The art of recruiting requires certain skills and focuses for the average person. From a sea of hundreds of resumes, hiring managers are tasked with finding the best candidate for the position, which can seem difficult. However, taking advice from experts in the field into consideration can help any hiring authority when helping the best of the best find a job.

According to the Tennessean, testing potential employees can be a great start to the hiring process, giving direct and informative knowledge of a worker's abilities in skills directly related to the job at hand. While prospective hires will have listed a plethora of skills and experiences on their resumes, that information can only be taken at face value. By testing them in both their knowledge of the position at hand and any applicable skills they may have of the task at hand, you'll quickly be able to deduce which applicants are best suited for the position, easing your initial selection process.

Another helpful source that can play a major role in recruiting is turning to a staffing agency, the news source continues. Many recruiting firms provide an important service to the average company, with plenty of potential employees who have skills and experience that make them perfect for the job at hand. Not only is that perk a plus, but contract employees will give a sort of "try before you buy" experience to the average hiring manager - they usually work for half a year at a time, more than enough time to determine if they're the real deal for a long-term role at the company.

Perks an important draw for any employee
Another important part of recruiting is making sure the job in question can draw the best and brightest employees in the field to the job itself. According to CIO Magazine, helping employees out with perks and a more positive work environment can go a long way when it comes to enjoying and even coming to a position at hand. That can mean renewing efforts toward employee perks both big and small will make a big difference in the long run. Things as small as the occasional free food or as large as pay and time-off incentives can collectively work to make a job more appealing, which will inevitably bring in more experienced workers.

One perk in particular that can make a big difference is telecommuting and other similar efforts toward helping employees' work/life balances. According to a recent survey by an online job listing company, 83 percent of employees would be more loyal to their employer if given more flexible work options, while nearly half reported having left a job due to a poor balance.

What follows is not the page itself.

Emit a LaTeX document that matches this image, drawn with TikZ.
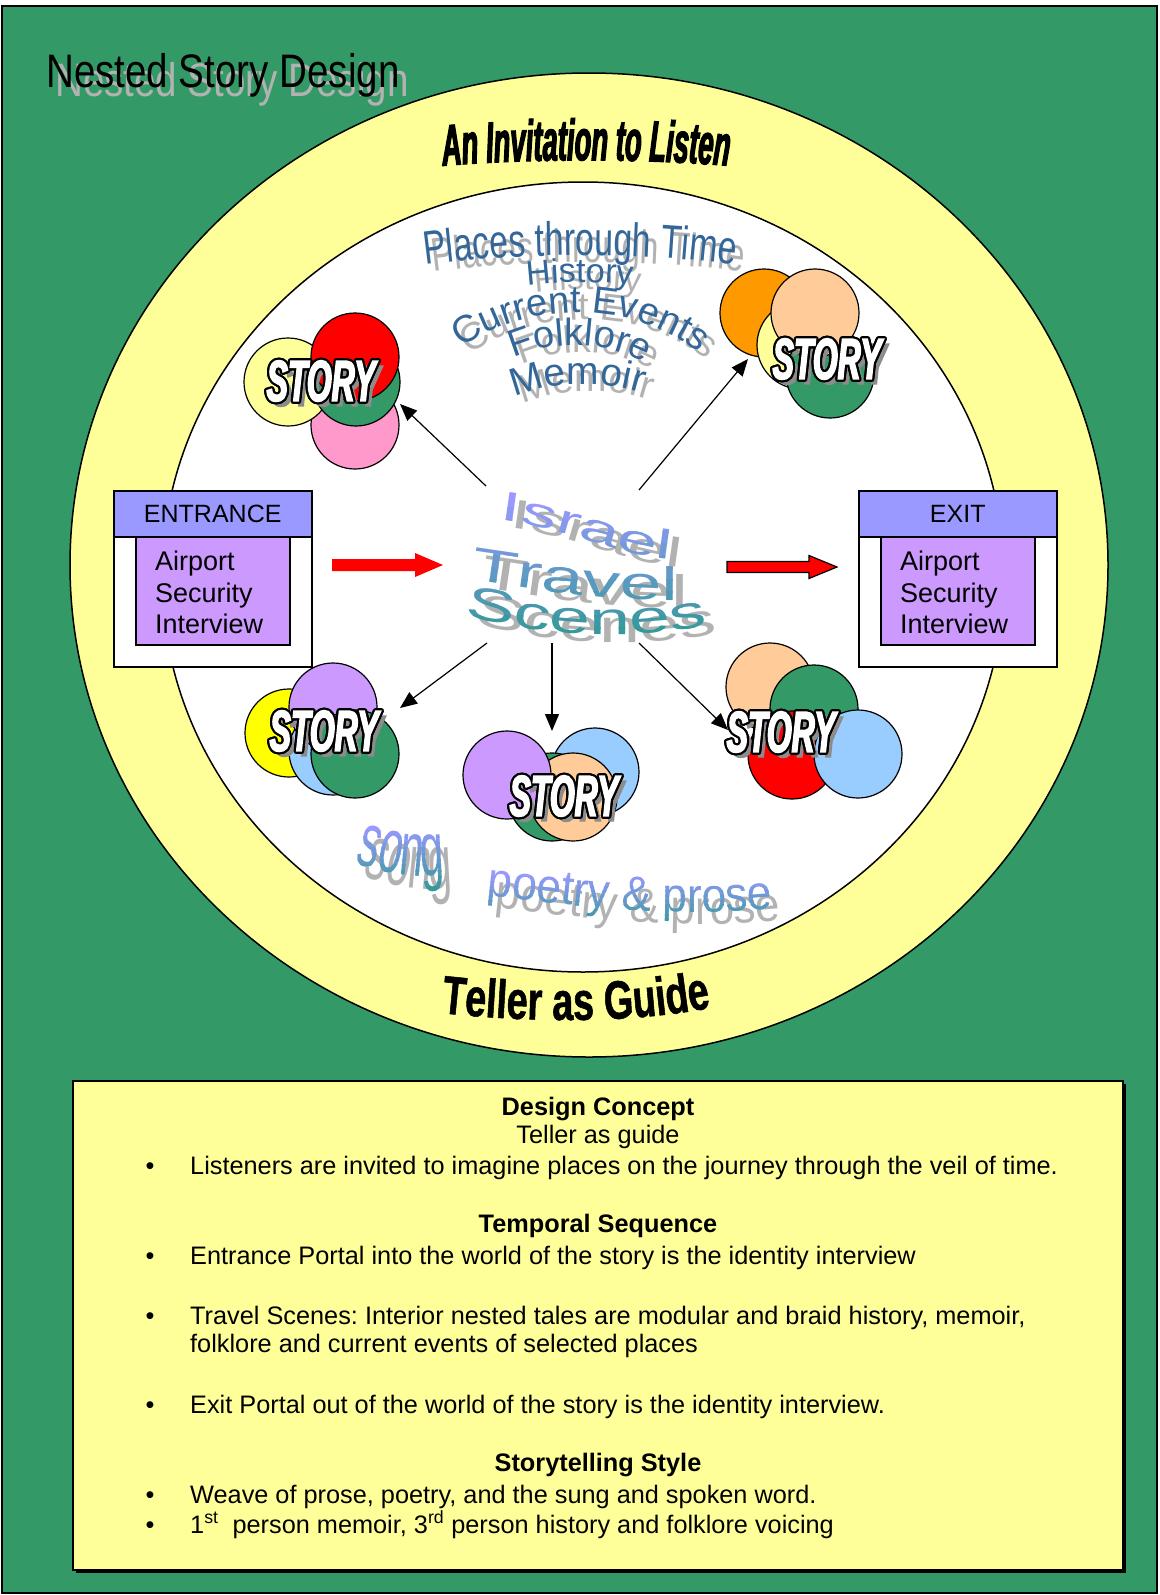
\documentclass[tikz,border=0pt]{standalone}
\usepackage{fontspec}
\setmainfont{Liberation Sans}
\frenchspacing
\newfontfamily\titlefont[FakeStretch=0.82]{Liberation Sans}
\newfontfamily\invitefont[FakeStretch=0.47, BoldItalicFeatures={FakeBold=2}]{Liberation Sans}
\newfontfamily\storyfont[FakeStretch=0.55, BoldItalicFeatures={FakeBold=2.5}]{Liberation Sans}
\newfontfamily\placesfont[FakeStretch=0.72]{Liberation Sans}
\newfontfamily\israelfont[FakeStretch=1.75]{Liberation Sans}
\newfontfamily\scenesfont[FakeStretch=1.6]{Liberation Sans}
\newfontfamily\songfont[FakeStretch=0.55]{Liberation Sans}
\newfontfamily\prosefont[FakeStretch=0.92]{Liberation Sans}
\newfontfamily\guidefont[FakeStretch=0.7, BoldFeatures={FakeBold=1}]{Liberation Sans}
\usetikzlibrary{arrows.meta,decorations.text}

\definecolor{sheetgreen}{HTML}{339966}
\definecolor{paleyellow}{HTML}{FFFF99}
\definecolor{portalblue}{HTML}{9999FF}
\definecolor{portalviolet}{HTML}{CC99FF}
\definecolor{shadowgray}{HTML}{B2B2B2}
\definecolor{storyshade}{HTML}{8C8C8C}
\definecolor{placesblue}{HTML}{336699}
\definecolor{waveblue}{HTML}{9999FF}
\definecolor{waveteal}{HTML}{339999}
\definecolor{discpink}{HTML}{FF99CC}
\definecolor{discorange}{HTML}{FF9900}
\definecolor{discpeach}{HTML}{FFCC99}
\definecolor{discsky}{HTML}{99CCFF}
\definecolor{discviolet}{HTML}{CC99FF}
\definecolor{discyellow}{HTML}{FFFF00}
\definecolor{discred}{HTML}{FF0000}

% word-art text set along a path, with its grey shadow underneath
\newcommand\artword[5]{%
  \path[shift={(#1)}, decorate, decoration={text along path, text align=center,
        text={|#2\color{shadowgray}|#4}}] #5;
  \path[decorate, decoration={text along path, text align=center,
        text={|#2\color{#3}|#4}}] #5;
}
\newcommand\artplain[4]{%
  \path[decorate, decoration={text along path, text align=center,
        text={|#1\color{#2}|#3}}] #4;
}
% grey shadow of a word-art text
\newcommand\artshadow[4]{%
  \path[shift={(#1)}, decorate, decoration={text along path, text align=center,
        text={|#2\color{shadowgray}|#3}}] #4;
}
% word-art text shaded from lavender (top y) to teal (bottom y) in horizontal bands
\newcommand\gradword[5]{%
  \foreach \k in {0,...,11} {
    \pgfmathsetmacro\ya{#4+\k*(#5-#4)/12-(\k==0)*80}
    \pgfmathsetmacro\yb{#4+(\k+1)*(#5-#4)/12+1+(\k==11)*80}
    \pgfmathtruncatemacro\mix{100-\k*100/11}
    \begin{scope}
      \clip (300,\ya) rectangle (830,\yb);
      \path[decorate, decoration={text along path, text align=center,
            text={|#1\color{waveblue!\mix!waveteal}|#2}}] #3;
    \end{scope}
  }
}
% outlined STORY label with drop shadow
\newcommand\storyword[3]{%
  \node[storytext, text=storyshade] (#1-sh) at ({#2+5},{#3+5}) {STORY};
  \foreach \a in {0,22.5,...,337.5}
    \node[storytext, text=black] (#1-o\a) at ({#2+2.2*cos(\a)},{#3+2.2*sin(\a)}) {STORY};
  \node[storytext, text=white] (#1) at (#2,#3) {STORY};
}

\tikzset{
  storytext/.style={inner sep=0, font=\storyfont\bfseries\itshape\fontsize{58}{58}\selectfont},
  disc/.style={circle, draw=black, line width=1.2, minimum size=88, inner sep=0},
  link/.style={line width=1.2, -{Triangle[length=17pt,width=14pt]}},
  portalframe/.style={draw=black, fill=white, line width=1.5, minimum width=198, minimum height=176, anchor=north west, inner sep=0},
  portalhead/.style={draw=black, fill=portalblue, line width=1.5, minimum width=198, minimum height=46, anchor=north west, inner sep=0, font=\fontsize{25}{25}\selectfont},
  portalbody/.style={draw=black, fill=portalviolet, line width=1.5, minimum width=154, minimum height=108, anchor=north west, inner sep=0},
  portaltext/.style={anchor=base west, inner sep=0, font=\fontsize{27}{27}\selectfont},
  bodytext/.style={anchor=base west, inner sep=0, font=\fontsize{25.3}{29}\selectfont},
  bodyhead/.style={anchor=base, inner sep=0, font=\bfseries\fontsize{25.3}{29}\selectfont},
  bodysub/.style={anchor=base, inner sep=0, font=\fontsize{25.3}{29}\selectfont},
  bulletmark/.style={anchor=base, inner sep=0, font=\fontsize{25.3}{29}\selectfont},
}

\begin{document}
\begin{tikzpicture}[x=1pt, y=-1pt]
\useasboundingbox (0,0) rectangle (1159,1595);

% sheet
\draw[fill=sheetgreen, line width=1.5] (2,6) rectangle (1157,1593);

% title
\node[anchor=base west, inner sep=0, text=shadowgray, font=\titlefont\fontsize{47}{47}\selectfont] (title-sh) at (55,96) {Nested Story Design};
\node[anchor=base west, inner sep=0, font=\titlefont\fontsize{47}{47}\selectfont] (title) at (46,87) {Nested Story Design};

% ring and interior
\draw[fill=paleyellow, line width=1.5] (589,565) ellipse [x radius=519, y radius=492];
\draw[fill=white, line width=1.5] (583,577) ellipse [x radius=421, y radius=395];

% ring captions
\artplain{\invitefont\bfseries\itshape\fontsize{58}{58}\selectfont}{black}{An Invitation to Listen}
  {(430,167) .. controls (520,158) and (650,158) .. (742,167)}
\artplain{\guidefont\bfseries\fontsize{54}{54}\selectfont}{black}{Teller as Guide}
  {(424,1011) .. controls (520,1023) and (640,1025) .. (728,1004)}

% places through time
\artword{8,7}{\placesfont\fontsize{47}{47}\selectfont}{placesblue}{Places through Time}
  {(400,269) .. controls (500,251) and (660,251) .. (760,269)}
\artword{8,7}{\fontsize{34}{34}\selectfont}{placesblue}{History}
  {(505,289) .. controls (550,280) and (610,280) .. (655,289)}
\artword{8,7}{\fontsize{38}{38}\selectfont}{placesblue}{Current Events}
  {(448,360) .. controls (514,296) and (646,296) .. (712,365)}
\artword{8,7}{\fontsize{38}{38}\selectfont}{placesblue}{Folklore}
  {(498,366) .. controls (545,337) and (612,337) .. (659,373)}
\artword{8,7}{\fontsize{39}{39}\selectfont}{placesblue}{Memoir}
  {(498,406) .. controls (545,378) and (612,378) .. (659,400)}

% centre title: Israel Travel Scenes
\artshadow{10,8}{\israelfont\fontsize{41}{41}\selectfont}{Israel}
  {(488,519) .. controls (550,521) and (610,556) .. (682,561)}
\artshadow{10,8}{\scenesfont\fontsize{47}{47}\selectfont}{Travel}
  {(458,578) .. controls (540,590) and (612,602) .. (690,600)}
\artshadow{10,8}{\scenesfont\fontsize{46}{46}\selectfont}{Scenes}
  {(448,613) .. controls (530,632) and (622,646) .. (724,622)}
\gradword{\israelfont\fontsize{41}{41}\selectfont}{Israel}
  {(488,519) .. controls (550,521) and (610,556) .. (682,561)}{495}{640}
\gradword{\scenesfont\fontsize{47}{47}\selectfont}{Travel}
  {(458,578) .. controls (540,590) and (612,602) .. (690,600)}{495}{640}
\gradword{\scenesfont\fontsize{46}{46}\selectfont}{Scenes}
  {(448,613) .. controls (530,632) and (622,646) .. (724,622)}{495}{640}
\coordinate (hub) at (562,565);

% song, poetry and prose
\artshadow{8,13}{\songfont\fontsize{77}{77}\selectfont}{song}
  {(340,860) .. controls (375,868) and (412,884) .. (460,872)}
\gradword{\songfont\fontsize{77}{77}\selectfont}{song}
  {(340,860) .. controls (375,868) and (412,884) .. (460,872)}{825}{893}
\artshadow{8,12}{\prosefont\fontsize{48}{48}\selectfont}{poetry {\&} prose}
  {(470,894) .. controls (560,902) and (662,922) .. (790,906)}
\gradword{\prosefont\fontsize{48}{48}\selectfont}{poetry {\&} prose}
  {(470,894) .. controls (560,902) and (662,922) .. (790,906)}{872}{928}

% entrance portal
\node[portalframe] (ent) at (113,490) {};
\node[portalhead] (ent-head) at (113,490) {ENTRANCE};
\node[portalbody] (ent-body) at (135,536) {};
\node[portaltext] (ent-l1) at (155,570) {Airport};
\node[portaltext] (ent-l2) at (155,602) {Security};
\node[portaltext] (ent-l3) at (155,633) {Interview};

% exit portal
\node[portalframe] (exit) at (858,490) {};
\node[portalhead] (exit-head) at (858,490) {EXIT};
\node[portalbody] (exit-body) at (880,536) {};
\node[portaltext] (exit-l1) at (900,570) {Airport};
\node[portaltext] (exit-l2) at (900,602) {Security};
\node[portaltext] (exit-l3) at (900,633) {Interview};

% block arrows into and out of the travel scenes
\coordinate (in-tail) at (332,565);
\coordinate (in-tip) at (443,565);
\fill[discred] (in-tail) ++(0,-6) -- ++(83,0) -- ++(0,-6) -- (in-tip) -- ++(-28,12) -- ++(0,-6) -- ++(-83,0) -- cycle;
\coordinate (out-tail) at (727,567);
\coordinate (out-tip) at (837,567);
\filldraw[fill=discred, draw=black, line width=1.2] (out-tail) ++(0,-5.5) -- ++(82,0) -- ++(0,-6) -- (out-tip) -- ++(-28,11.5) -- ++(0,-6) -- ++(-82,0) -- cycle;

% story cluster, upper left
\node[disc, fill=discpink] (s1-d) at (355,425) {};
\node[disc, fill=paleyellow] (s1-a) at (288,382) {};
\node[disc, fill=sheetgreen] (s1-c) at (356,382) {};
\node[disc, fill=discred] (s1-b) at (355,357) {};
\storyword{s1}{321}{381}

% story cluster, upper right
\node[disc, fill=discorange] (s2-a) at (764,313) {};
\node[disc, fill=paleyellow] (s2-b) at (801,345) {};
\node[disc, fill=sheetgreen] (s2-d) at (830,374) {};
\node[disc, fill=discpeach] (s2-c) at (815,313) {};
\storyword{s2}{827}{359}

% story cluster, lower left
\node[disc, fill=discyellow] (s3-a) at (289,733) {};
\node[disc, fill=discsky] (s3-c) at (333,751) {};
\node[disc, fill=discviolet] (s3-b) at (333,707) {};
\node[disc, fill=sheetgreen] (s3-d) at (355,754) {};
\storyword{s3}{324}{731}

% story cluster, lower centre
\node[disc, fill=discsky] (s4-b) at (595,772) {};
\node[disc, fill=sheetgreen] (s4-c) at (552,797) {};
\node[disc, fill=discpeach] (s4-d) at (573,797) {};
\node[disc, fill=discviolet] (s4-a) at (507,775) {};
\storyword{s4}{564}{796}

% story cluster, lower right
\node[disc, fill=discpeach] (s5-a) at (770,687) {};
\node[disc, fill=sheetgreen] (s5-b) at (814,709) {};
\node[disc, fill=discred] (s5-c) at (792,755) {};
\node[disc, fill=discsky] (s5-d) at (858,754) {};
\storyword{s5}{781}{732}

% links from the travel scenes to each story
\coordinate (hub-nw) at (486,486);
\coordinate (hub-ne) at (639,490);
\coordinate (hub-sw) at (487,643);
\coordinate (hub-s) at (552,643);
\coordinate (hub-se) at (639,643);
\coordinate (s1-in) at (400,404);
\coordinate (s2-in) at (748,359);
\coordinate (s3-in) at (400,708);
\coordinate (s4-in) at (552,731);
\coordinate (s5-in) at (728,730);
\draw[link] (hub-nw) -- (s1-in);
\draw[link] (hub-ne) -- (s2-in);
\draw[link] (hub-sw) -- (s3-in);
\draw[link] (hub-s) -- (s4-in);
\draw[link] (hub-se) -- (s5-in);

% design notes
\fill[black] (76,1084) rectangle (1126,1573);
\draw[fill=paleyellow, line width=1.2] (73,1081) rectangle (1123,1570);

\node[bodyhead] (n-h1) at (598,1115) {Design Concept};
\node[bodysub] (n-h1s) at (598,1143) {Teller as guide};
\node[bulletmark] (n-b1) at (150,1174) {\textbullet};
\node[bodytext] (n-t1) at (190,1174) {Listeners are invited to imagine places on the journey through the veil of time.};

\node[bodyhead] (n-h2) at (598,1232) {Temporal Sequence};
\node[bulletmark] (n-b2) at (150,1264) {\textbullet};
\node[bodytext] (n-t2) at (190,1264) {Entrance Portal into the world of the story is the identity interview};
\node[bulletmark] (n-b3) at (150,1324) {\textbullet};
\node[bodytext] (n-t3) at (190,1324) {Travel Scenes: Interior nested tales are modular and braid history, memoir,};
\node[bodytext] (n-t3b) at (190,1352) {folklore and current events of selected places};
\node[bulletmark] (n-b4) at (150,1413) {\textbullet};
\node[bodytext] (n-t4) at (190,1413) {Exit Portal out of the world of the story is the identity interview.};

\node[bodyhead] (n-h3) at (598,1471) {Storytelling Style};
\node[bulletmark] (n-b5) at (150,1503) {\textbullet};
\node[bodytext] (n-t5) at (190,1503) {Weave of prose, poetry, and the sung and spoken word.};
\node[bulletmark] (n-b6) at (150,1533) {\textbullet};
\node[bodytext] (n-t6) at (190,1533) {1\textsuperscript{st}~ person memoir, 3\textsuperscript{rd} person history and folklore voicing};
\end{tikzpicture}
\end{document}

"These are staggering numbers in an economy with such high unemployment," noted the company's CEO. "It shows that the lack of flexible work options is already a serious factor in recruiting and retaining employees."

Invest in employees' growth
CIO notes that another positive way to help employees feel important and valued in their positions at hand is to recognize their potential and help their careers grow, as they will likely reflect positively on the effort and attention shown regarding their skills.

Key ways to improve upon this aspect of the job include keeping track of educational and career advancement opportunities open to employees throughout a company and giving employees who use those resources words of support, as well as giving them say when making important decisions regarding the company itself. Committing to their skills and experiences will, in the long term, have a heavy payoff when it comes to their loyalty to the position.